La intervención duró cinco horas. Me extirparon el tumor entero, pero fue más complicado de lo previsto. Estuve ocho días en terapia intensiva. Estaba tan narcotizada, que tenía alucinaciones: un músico de reggae se sentó en mi cama, sin decir nada; mi hermano mayor tenía tres cabezas, y a veces llovía alrededor de la cama. Me encariñé mucho con las enfermeras y con los cirujanos, que estaban muy contentos porque el tumor no resultó maligno. El tipo de cáncer que tuve es muy raro; puede reaparecer, pero no es agresivo y tiene una tasa de supervivencia mucho más alta. Mi pronóstico es bueno, pero tendré que vivir con el miedo a que el cáncer vuelva. Esta semana, mis análisis de sangre salieron libres de cáncer. Sin embargo, la cicatriz me recorre todo el tronco; siento que me cambiaron para siempre. Va a ser una sensación extraña volver a la normalidad.

Cuando salí del hospital, me pareció que todo el mundo vivía agobiado por preocupaciones inútiles. Fruncía el ceño ante las quejas que leía en las redes sociales: gente que estaba engripada, enfurecida con los políticos o abrumada por el trabajo. Yo quería gritarles: “¡Pero tienen vida! ¡Están vivos!” Cada día es una gloria, sobre todo si estoy de pie y puedo moverme sin dificultad, sin dolor.

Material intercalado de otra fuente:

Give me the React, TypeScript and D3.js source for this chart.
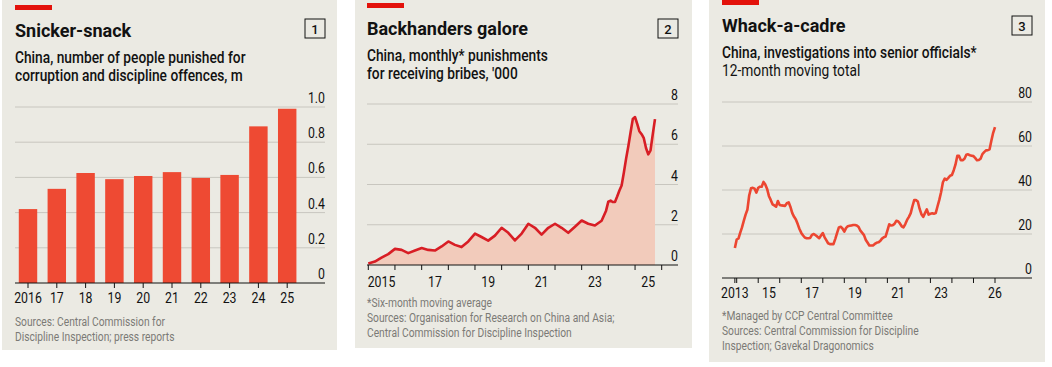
import React from 'react';
import * as d3 from 'd3';

// chart 1: people punished, m
const barYears = ['2016', '17', '18', '19', '20', '21', '22', '23', '24', '25'];
const barValues = [0.42, 0.535, 0.625, 0.59, 0.608, 0.63, 0.597, 0.614, 0.89, 0.99];
const barTicks = [0, 0.2, 0.4, 0.6, 0.8, 1.0];

// chart 2: monthly punishments for bribes, '000 (six-month moving average)
const bribeMonths = [
  '2015-01', '2015-04', '2015-07', '2015-10',
  '2016-01', '2016-04', '2016-07', '2016-10',
  '2017-01', '2017-04', '2017-07', '2017-10',
  '2018-01', '2018-04', '2018-07', '2018-10',
  '2019-01', '2019-04', '2019-07', '2019-10',
  '2020-01', '2020-04', '2020-07', '2020-10',
  '2021-01', '2021-04', '2021-07', '2021-10',
  '2022-01', '2022-04', '2022-07', '2022-10',
  '2023-01', '2023-04', '2023-07', '2023-10', '2023-12',
  '2024-01', '2024-02', '2024-03', '2024-04', '2024-05', '2024-06',
  '2024-07', '2024-08', '2024-09', '2024-10', '2024-11', '2024-12',
  '2025-01', '2025-02', '2025-03', '2025-04', '2025-05', '2025-06',
  '2025-07', '2025-08', '2025-09', '2025-10'
];
const bribeValues = [
  0.08, 0.17, 0.37, 0.54,
  0.8, 0.75, 0.59, 0.72,
  0.84, 0.75, 0.72, 0.92,
  1.17, 1.0, 0.89, 1.17,
  1.56, 1.39, 1.21, 1.46,
  1.85, 1.6, 1.22, 1.56,
  2.05, 1.85, 1.51, 1.85,
  2.05, 1.85, 1.6, 1.9,
  2.21, 2.05, 1.96, 2.2, 2.7,
  3.15, 3.2, 3.13, 3.13, 3.4, 3.7,
  3.95, 4.6, 5.3, 5.9, 6.6, 7.25,
  7.35, 7.0, 6.65, 6.5, 6.3, 5.8,
  5.5, 5.7, 6.5, 7.25
];
const bribeTicks = [0, 2, 4, 6, 8];
const bribeLabels = ['2015', '17', '19', '21', '23', '25'];

// chart 3: investigations into senior officials, 12-month moving total, monthly from Dec 2013
const probeStart = '2013-12';
const probeValues = [
  13.6, 17.5, 18, 20.5, 23, 26, 28.8, 31, 37.5, 40.8, 41, 40.6, 38.8,
  41, 41.5, 41.5, 43.7, 42.5, 40.5, 37.3, 35.5, 33.5, 33, 32.4, 35,
  33.2, 33, 32.9, 32.8, 34, 34.4, 32.3, 29.5, 27.8, 26.6, 24.5, 22.3,
  20.5, 19.3, 18.4, 18.1, 18.1, 18.2, 19.6, 20, 19.4, 18.8, 18.1, 19.3,
  20.4, 18.5, 17.2, 15.8, 15.4, 15.4, 15.4, 17.8, 20.5, 23, 23.3, 22.5,
  21.1, 22.8, 23.5, 23.7, 23.9, 24.1, 24.1, 23.9, 23.2, 21.5, 20.5, 19.5,
  17.3, 16, 14.8, 14.8, 14.8, 15.5, 16, 16.2, 16.8, 17.9, 18.5, 18.8,
  21.5, 24.4, 23.9, 24, 24.6, 26, 25.8, 24.8, 23.5, 23, 24.5, 26.4,
  27.8, 29.5, 32.5, 35.4, 35.4, 34.8, 31.5, 29, 27.8, 29.5, 31.2, 28.8,
  29.2, 29.4, 29.2, 29.5, 32.5, 35.5, 39, 43.5, 45.2, 44.6, 45.5, 46.5,
  46.8, 49, 51.5, 55.5, 55.5, 53.5, 53.5, 54.2, 56, 56.2, 55.8, 55.6,
  55.4, 54.5, 53.5, 53.6, 54.2, 56.3, 57.2, 58, 58.1, 58.5, 62.5, 66, 68.6
];
const probeTicks = [0, 20, 40, 60, 80];
const probeLabels = ['2013', '15', '17', '19', '21', '23', '26'];

const BG = '#ebeae3';
const GRID = '#c8c6bf';
const INK = '#121212';
const GREY = '#7b7a76';
const RED = '#e3120b';
const FONT = 'Roboto, "Noto Sans", sans-serif';

const parseMonth = d3.timeParse('%Y-%m');

// condensed text: no narrow face installed, so squeeze Roboto horizontally
function NText({ x, y, size, anchor = 'start', weight = 400, fill = INK, sx = 0.82, children }) {
  return (
    <text transform={`translate(${x},${y}) scale(${sx},1)`} textAnchor={anchor}
      fontFamily={FONT} fontSize={size} fontWeight={weight} fill={fill}>{children}</text>
  );
}

function Frame({ x0, x1, y1, stripeX, stripeY, title, num, boxX, boxY, subtitle, subBold, footnotes, footY }) {
  return (
    <g>
      <rect x={x0} y={0} width={x1 - x0} height={y1} fill={BG} />
      <rect x={stripeX} y={stripeY} width={37} height={5} fill={RED} />
      <text x={stripeX} y={stripeY + 31.5} fontFamily={FONT} fontWeight={700} fontSize={18} fill={INK}>{title}</text>
      <rect x={boxX} y={boxY} width={20} height={19} fill="none" stroke={INK} strokeWidth={1} />
      <text x={boxX + 10} y={boxY + 14.5} textAnchor="middle" fontFamily={FONT} fontWeight={500} fontSize={13} fill={INK}>{num}</text>
      {subtitle.map((s, i) => (
        <NText key={s} x={stripeX} y={stripeY + 57.5 + i * 18} size={16} weight={subBold[i] ? 500 : 400} sx={0.86}>{s}</NText>
      ))}
      {footnotes.map((s, i) => (
        <NText key={s} x={stripeX} y={footY + i * 15} size={12.5} fill={GREY}>{s}</NText>
      ))}
    </g>
  );
}

function YGrid({ y, ticks, left, right, fmt }) {
  return (
    <g>
      {ticks.map(t => (
        <g key={t}>
          {t !== 0 && <line x1={left} x2={right} y1={y(t)} y2={y(t)} stroke={GRID} strokeWidth={1} />}
          <NText x={right} y={y(t) - 4} anchor="end" size={15}>{t === 0 ? '0' : fmt(t)}</NText>
        </g>
      ))}
    </g>
  );
}

function BarPanel() {
  const y = d3.scaleLinear().domain([0, 1]).range([283, 107]);
  const x = d3.scaleBand().domain(barYears).range([13.6, 301.6]).paddingInner(0.36).paddingOuter(0.18);
  return (
    <g>
      <Frame x0={2} x1={337} y1={350} stripeX={15} stripeY={5} title="Snicker-snack" num="1" boxX={305} boxY={19}
        subtitle={['China, number of people punished for', 'corruption and discipline offences, m']} subBold={[true, true]}
        footnotes={['Sources: Central Commission for', 'Discipline Inspection; press reports']} footY={326} />
      <YGrid y={y} ticks={barTicks} left={15} right={325} fmt={d3.format('.1f')} />
      {barValues.map((v, i) => (
        <rect key={barYears[i]} x={x(barYears[i])} y={y(v)} width={x.bandwidth()} height={y(0) - y(v)} fill="#ee4a33" />
      ))}
      <line x1={15} x2={325} y1={y(0)} y2={y(0)} stroke={INK} strokeWidth={1.2} />
      {barYears.map(d => (
        <g key={d}>
          <line x1={x(d) + x.bandwidth() / 2} x2={x(d) + x.bandwidth() / 2} y1={y(0)} y2={y(0) + 5} stroke={INK} />
          <NText x={x(d) + x.bandwidth() / 2} y={303} anchor="middle" size={15}>{d}</NText>
        </g>
      ))}
    </g>
  );
}

function BribePanel() {
  const data = bribeMonths.map((m, i) => ({ date: parseMonth(m), value: bribeValues[i] }));
  const x = d3.scaleTime().domain([new Date(2015, 0, 1), new Date(2026, 0, 1)]).range([368.3, 661.7]);
  const y = d3.scaleLinear().domain([0, 8]).range([265, 104]);
  const area = d3.area().x(d => x(d.date)).y0(y(0)).y1(d => y(d.value));
  const line = d3.line().x(d => x(d.date)).y(d => y(d.value));
  const years = d3.timeYear.range(new Date(2015, 0, 1), new Date(2026, 0, 2));
  return (
    <g>
      <Frame x0={355} x1={692} y1={348} stripeX={367} stripeY={3} title="Backhanders galore" num="2" boxX={658} boxY={19}
        subtitle={['China, monthly* punishments', "for receiving bribes, '000"]} subBold={[true, true]}
        footnotes={['*Six-month moving average', 'Sources: Organisation for Research on China and Asia;', 'Central Commission for Discipline Inspection']} footY={307} />
      <YGrid y={y} ticks={bribeTicks} left={367} right={678} fmt={d3.format('d')} />
      <path d={area(data)} fill="#f2cbbb" />
      <path d={line(data)} fill="none" stroke="#d81e25" strokeWidth={2.6} strokeLinejoin="round" />
      <line x1={367} x2={678} y1={y(0)} y2={y(0)} stroke={INK} strokeWidth={1.2} />
      {years.map(d => (
        <line key={+d} x1={x(d)} x2={x(d)} y1={y(0)} y2={y(0) + 5} stroke={INK} />
      ))}
      {bribeLabels.map(l => {
        const yr = l.length === 4 ? +l : 2000 + +l;
        return <NText key={l} x={x(new Date(yr, 6, 1))} y={287} anchor="middle" size={15}>{l}</NText>;
      })}
    </g>
  );
}

function ProbePanel() {
  const start = parseMonth(probeStart);
  const data = probeValues.map((v, i) => ({ date: d3.timeMonth.offset(start, i), value: v }));
  const x = d3.scaleTime().domain([new Date(2014, 0, 1), new Date(2026, 0, 1)]).range([736.7, 995]);
  const y = d3.scaleLinear().domain([0, 80]).range([278, 102]);
  const line = d3.line().x(d => x(d.date)).y(d => y(d.value));
  const years = [start].concat(d3.timeYear.range(new Date(2014, 0, 1), new Date(2026, 0, 2)));
  const labelX = l => {
    if (l === '2013') return x(start);
    if (l === '26') return x(new Date(2026, 0, 1));
    return x(new Date(2000 + +l, 6, 1));
  };
  return (
    <g>
      <Frame x0={709} x1={1045} y1={362} stripeX={722} stripeY={0} title="Whack-a-cadre" num="3" boxX={1012} boxY={16}
        subtitle={['China, investigations into senior officials*', '12-month moving total']} subBold={[true, false]}
        footnotes={['*Managed by CCP Central Committee', 'Sources: Central Commission for Discipline', 'Inspection; Gavekal Dragonomics']} footY={320} />
      <YGrid y={y} ticks={probeTicks} left={722} right={1032} fmt={d3.format('d')} />
      <path d={line(data)} fill="none" stroke="#ec4631" strokeWidth={2.6} strokeLinejoin="round" />
      <line x1={722} x2={1032} y1={y(0)} y2={y(0)} stroke={INK} strokeWidth={1.2} />
      {years.map(d => (
        <line key={+d} x1={x(d)} x2={x(d)} y1={y(0)} y2={y(0) + 5} stroke={INK} />
      ))}
      {probeLabels.map(l => (
        <NText key={l} x={labelX(l)} y={298} anchor="middle" size={15}>{l}</NText>
      ))}
    </g>
  );
}

export default function App() {
  return (
    <svg width={1052} height={367} style={{ position: 'absolute', left: 0, top: 0, background: '#fff' }}>
      <BarPanel />
      <BribePanel />
      <ProbePanel />
    </svg>
  );
}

Aún trato de entender lo que significa todo esto, pero en este corto lapso tres verdades ancestrales se han hecho muy palpables para mí.

Primera verdad:

el sosiego y la fe pueden brindar una fuerza extraordinaria; en cambio, la angustia agota. Me parecía falsa la imagen del guerrero “valiente” que a menudo se asocia al cáncer. Yo no quería guerras, batallas, ni tumultos; simplemente, le imploraba a Dios, y creo que lo que descubrí es muy parecido a lo que los antiguos filósofos griegos llamaban ataraxia, una calma emocional de la que surge una fortaleza asombrosa.

Foto: Shutterstock

 Segunda verdad:

tal vez te haya tocado tratar de confortar a personas invadidas por el miedo, pero cuando es uno el que vive asustado, aquellos que acuden a secarte la frente, que tratan de hacerte reír, que te distraen contándote chistes bobos, que cocinan para uno o que viajan 20 horas solo para abrazarte, se vuelven aliados invaluables. La familia lo es todo.

Foto: Shutterstock

 Tercera verdad:

no deberíamos tener que retirarnos a los bosques a “vivir deliberadamente” como el escritor y filósofo Henry David Thoreau. Sería imposible y francamente agotador vivir cada día como si fuera el último. Pero dictar un testamento y nombrar a niños pequeños como beneficiarios es algo que paraliza el mundo.

Foto: Shutterstock 

Mi médica me preguntó hace poco cómo había logrado tranquilizarme tanto antes de la operación. Le dije que recé, bloqueé el pesimismo y el drama y me rodeé de mi familia, gente práctica con un corazón inmenso; o sea, traté de vivir deliberadamente.

—Eso es justo lo que uno debe hacer el resto de su vida —replicó.

Julia Baird ya ha vuelto a su trabajo en la televisión. En noviembre pasado se publicó una biografía de la reina Victoria de la que es autora.